Quem circula por União da Vitória, Sul do Paraná, e Porto União, em Santa Catarina, e não conhece as cidades, divididas geograficamente por trilhos desativados de trem, pode mudar de estado e município sem perceber. A divisão se deu justamente por um dos maiores conflitos sociais do Brasil, no século 20, a Guerra do Contestado. Mas tem histórias que só são possíveis de serem contadas juntando as duas cidades novamente.
É o caso da 1.ª tragédia com avião em missão militar na América, que ceifou a vida do piloto Tenente Ricardo João Kirk, em 1.º de março de 1915. O fato ocorreu em território paranaense à época (União da Vitória na ocasião, hoje General Carneiro), na região do Rio Jangada, mas o velório e sepultamento do piloto foi em território que passou a ser catarinense após o final dos confrontos.
No último dia 12 foi inaugurada a réplica do avião pilotado por Kirk, modelo Morane Saulnier Parasol L, que, supostamente, colidiu com um pinheiro. O voo visava reconhecimento de redutos sertanejos na região do conflito. O aeroplano possui dimensões similares ao original e passou a compor a Praça Capitão Ricardo João Kirk, em frente ao 5.º Batalhão do Exército de Combate Blindado (5.º BE Cmb Bld) – Batalhão Juarez Távora – em Porto União, sendo parte da programação dos 98 anos de fundação da cidade.
O resgate histórico
A ideia de recriar o avião nasceu na Universidade do Contestado (UnC) campus de Porto União, encabeçada pelos professores Aluízio Witiuk e Marcelo José Boldori. A proposta inicial era de construir um modelo reduzido, 50% do original, para o desfile de 7 de setembro de 2015.
Contudo, Witiuk sugeriu uma nova perspectiva: reproduzir a aeronave, em tamanho igual ao do acidente, e colocá-la na Praça do Contestado, que fica exatamente ao lado da divisa dos dois estado e municípios. A iniciativa foi acatada e virou projeto de extensão da UnC, com busca de dados para a construção. O intuito era homenagear o Patrono da Aviação do Exército Brasileiro, Capitão Kirk. O projeto foi apresentado ao comando do 5.º BE Cmb Bld, que se tornou parceiro. Também se juntou ao grupo o professor Roberto Pedro Bom, que passou a ser o maestro na construção do modelo, devido aos conhecimentos em engenharia e o acesso às plantas originais do avião.
O trio recebeu, ainda, o apoio, em 2013, do ex-comandante do 5.º BE Cmb Bld, Coronel Edilson Silva de Oliveira, e o auxílio da prefeitura de Porto União, para a infraestrutura do local. Ao assumir o comando depois, o Coronel Carlos Eduardo Franco Azevedo deu continuidade à parceria.

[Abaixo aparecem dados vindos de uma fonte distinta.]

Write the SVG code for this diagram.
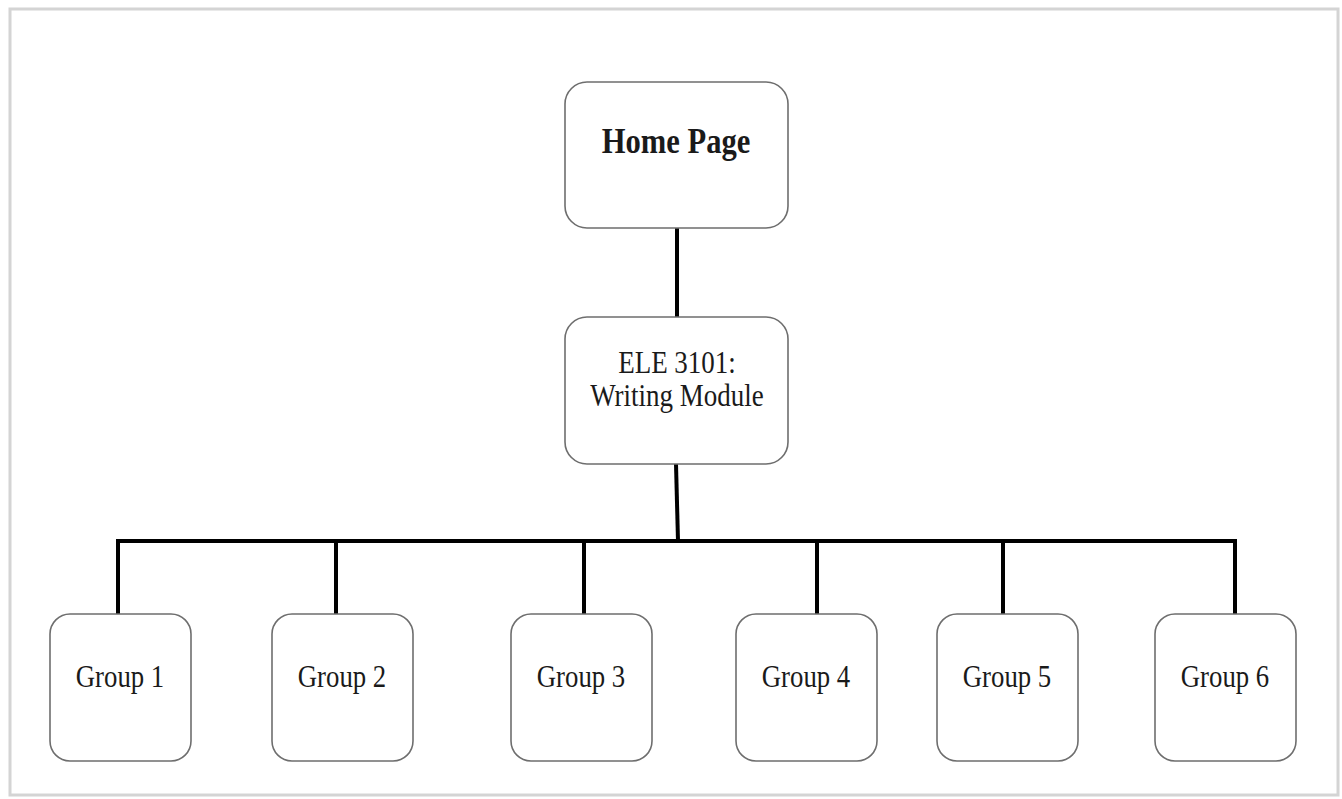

O passo seguinte foi iniciar a construção das peças do avião. Para isso, o grupo utilizou a marcenaria do Centro Universitário de União da Vitória (Uniuv) e foi, com trabalho voluntário e doações, compondo a réplica. O professor Witiuk salienta que a proposta se baseia num tripé: resgatar, preservar e socializar a história do Contestado. “Estamos muito felizes por concretizar esse projeto e disponibilizar para a comunidade”, comemora. Boldori, por sua vez, relaciona fatos de infância com a aviação e Kirk. “Desde pequeno meu avô contava essa história e agora podemos ver parte dela representada nesse aeroplano que construímos com nossas próprias mãos e a ajuda de inúmeros colaboradores”, acrescenta.
Na visão do Exército, de acordo com o Coronel Franco Azevedo, o avião representa a história e enaltece a região, valorizando Kirk como heroi militar, vitimado pela Guerra do Contestado.
Outro colaborador, Pedro Bom afirma que a réplica consolida a historia do precursor da aviação no Brasil. “Estamos, simplesmente, homenageado o Kirk”, observa.
Sobre o projeto, o professor (e engenheiro) explica que o monomotor teve apenas uma alteração em relação ao original: o sistema aerodinâmico foi desenvolvido, ‘com asas um pouco mais grossas’, o restante preservou as mesmas dimensões e estruturas do original, com envergadura de, aproximadamente, 12 metros e profundidade de 6 metros.